Implementation:Farama Foundation Gymnasium VectorEnv Step Reset
| Knowledge Sources | |
|---|---|
| Domains | Reinforcement_Learning, Parallelism |
| Last Updated | 2026-02-15 03:00 GMT |
Overview
Concrete tool for batched step and reset interaction with vectorized environments provided by the Gymnasium library.
Description
The VectorEnv abstract base class provides batched step and reset methods that operate across all sub-environments simultaneously. Observations are returned as arrays with the first dimension being num_envs. Rewards, terminated, and truncated signals are also batched as 1D arrays.
Usage
Use envs.reset() to initialize all sub-environments and envs.step(actions) with a batched action array to advance all environments. Access envs.single_observation_space and envs.single_action_space for per-environment space information.
Code Reference
Source Location
- Repository: Gymnasium
- File: gymnasium/vector/vector_env.py
- Lines: L40-200
Signature
class VectorEnv:
num_envs: int
single_observation_space: Space
single_action_space: Space
observation_space: Space # Batched
action_space: Space # Batched
def reset(
self,
*,
seed: int | list[int] | None = None,
options: dict | None = None,
) -> tuple[ObsType, dict]:
"""Reset all sub-environments.
Args:
seed: Seed(s) for the environments' PRNGs.
options: Reset options.
Returns:
observations: Batched initial observations (num_envs, *obs_shape).
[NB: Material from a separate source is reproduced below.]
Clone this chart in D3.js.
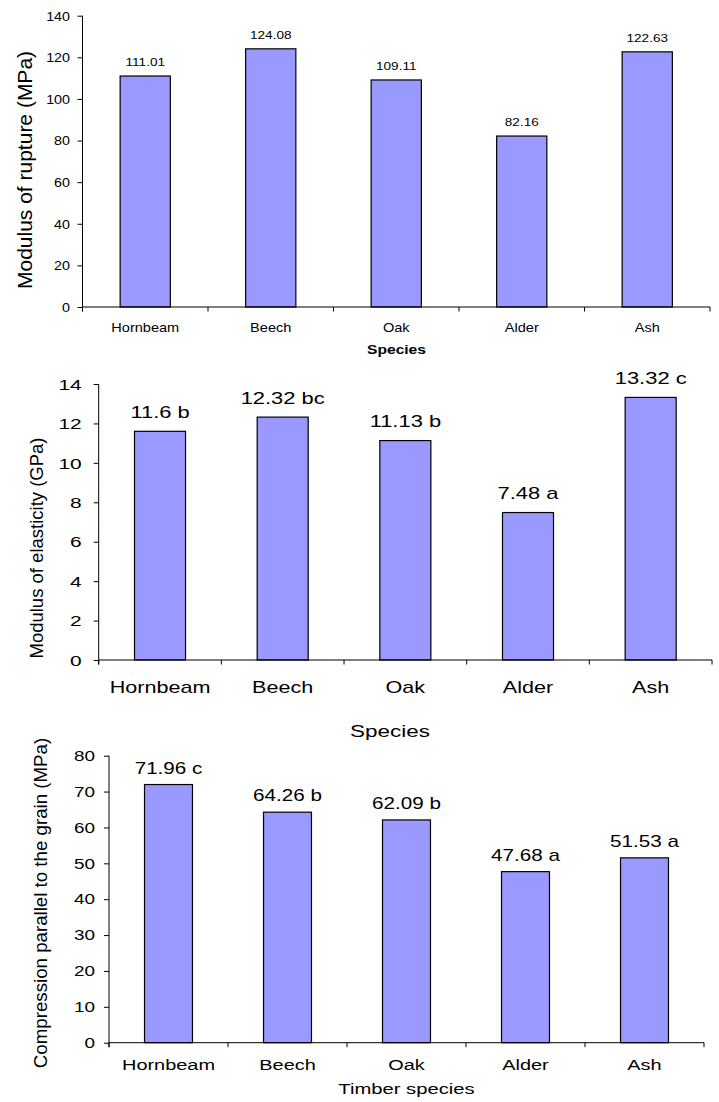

infos: Batched info dictionaries.
"""
def step(
self, actions: ActType
) -> tuple[ObsType, ArrayType, ArrayType, ArrayType, dict]:
"""Step all sub-environments with batched actions.
Args:
actions: Batched actions of shape (num_envs, *act_shape).
Returns:
observations: (num_envs, *obs_shape)
rewards: (num_envs,)
terminateds: (num_envs,)
truncateds: (num_envs,)
infos: Batched info dict
"""
Import
import gymnasium as gym
envs = gym.make_vec("CartPole-v1", num_envs=4)
# envs is a VectorEnv instance
I/O Contract
Inputs
| Name | Type | Required | Description |
|---|---|---|---|
| actions (step) | ndarray | Yes | Batched actions, shape (num_envs, *act_shape) |
| seed (reset) | int or list[int] | No | PRNG seed(s) for reproducibility |
Outputs
| Name | Type | Description |
|---|---|---|
| step() | tuple | (obs, rewards, terminateds, truncateds, infos) all batched |
| reset() | tuple | (obs, infos) batched |
Usage Examples
A2C Data Collection
import gymnasium as gym
import numpy as np
envs = gym.make_vec("CartPole-v1", num_envs=8)
obs, infos = envs.reset(seed=42)
# Collect a rollout of T steps
T = 128
all_obs = np.zeros((T, envs.num_envs, *envs.single_observation_space.shape))
all_rewards = np.zeros((T, envs.num_envs))
all_dones = np.zeros((T, envs.num_envs))
for t in range(T):
actions = envs.action_space.sample() # (8,)
obs, rewards, terminateds, truncateds, infos = envs.step(actions)
all_obs[t] = obs
all_rewards[t] = rewards
all_dones[t] = np.logical_or(terminateds, truncateds)
envs.close()